3. Admissibility of evidence of prior act

16

Miller claims that "[e]vidence of the actual misappropriation by Mr. Miller from Mary Erickson's account rested solely on hearsay," but Mrs. Erickson herself testified in the videotaped deposition. Miller also specifically challenges the admission of letters between Mrs. Erickson's accountant and attorney and Miller. All of the letters were properly admitted. Some of the letters were admissible as statements by a party-opponent, others as statements in which a party-opponent has "manifested an adoption of belief in its truth" under Rule of Evidence 801(d)(2)(B). Still other letters from Erickson's accountant and attorney pressuring Miller for repayment were relevant as to Miller's state of mind and were not admitted for the truth of the matter asserted. Thus they were not hearsay.

B. Exclusion of defense evidence

17

The court excluded as irrelevant the defense's offered testimony on the quality and prudence of the investments brokered by Dolgaard. The court's ruling was obviously correct. As discussed above, payments to a fiduciary because of his position violate Sec. 1954 whether or not they are effective.

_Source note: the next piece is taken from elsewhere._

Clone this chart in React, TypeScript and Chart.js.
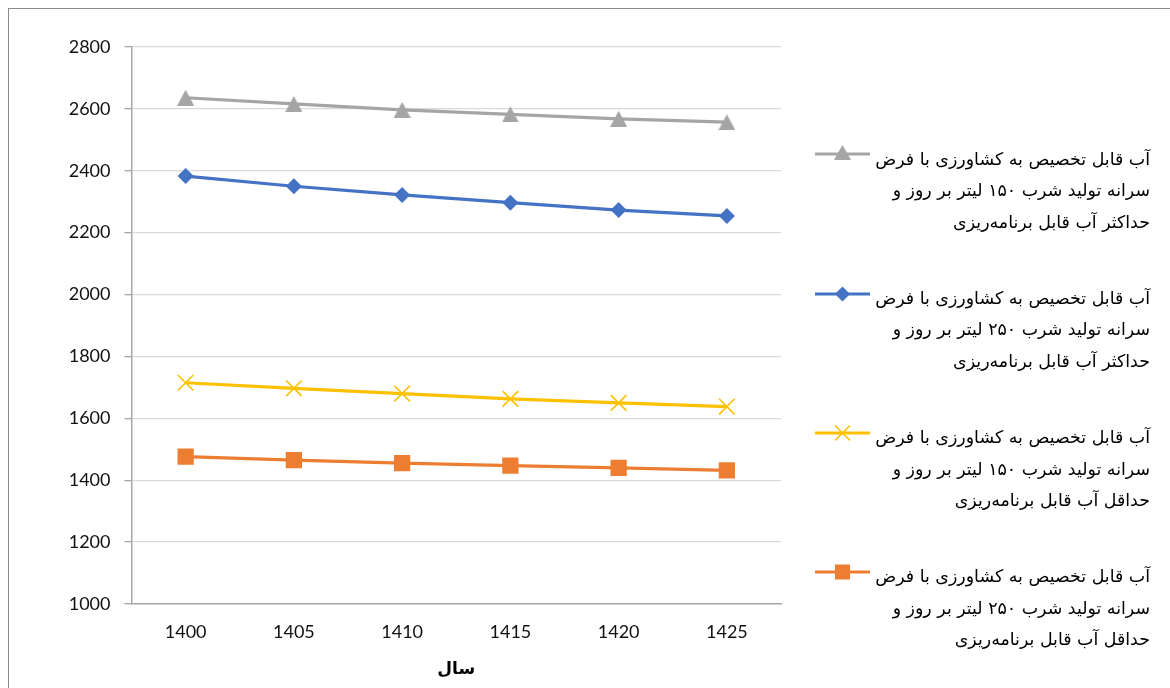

C. Admission of Code of Conduct Manual

18

At trial, the government introduced a document consisting of an attestation signed by Miller on September 29, 1986, on the letterhead of Manufacturers Hanover Investment Corporation, stating that he had read and agreed to comply with the "attached conflict of interest policy statement," and an attached "Code of Conduct" of Manufacturers Hanover Corporation. The document came from the files of Miller's employer. Miller argues that the document was improperly admitted because the government did not establish all the requirements for the business records exception to the hearsay rule. This claim fails because the Code was not hearsay in the first place. It was not introduced to prove the truth of the matters asserted in the Code. It was introduced, as Miller acknowledges, to show Miller's awareness that receiving gratuities from Dolgaard, who sold investments to the Trust Fund, was improper and wrong. Fed.R.Evid. 801(c).

D. Testimony regarding lack of repayments

19

During redirect examination, FBI Agent Fitzpatrick testified that he found no evidence of any "repayments" from Miller to Dolgaard, other than the $279,000 identified by Miller's attorney during cross-examination, and that he found no evidence that Dolgaard initiated any civil action to collect the amount owed. Miller now claims that the non-repayment testimony is hearsay. Because he did not make that objection at trial we review the admission only for plain error. United States v. Gomez, 908 F.2d 497, 500 (9th Cir.1990).

20

Fitzpatrick's testimony that he found no evidence of repayment is admissible under Rule of Evidence 1006 as a summary of Miller's bank records which were admitted into evidence. Moreover, any error would be harmless since it was essentially undisputed that Miller paid back less than half of the $650,000 he received from Dolgaard.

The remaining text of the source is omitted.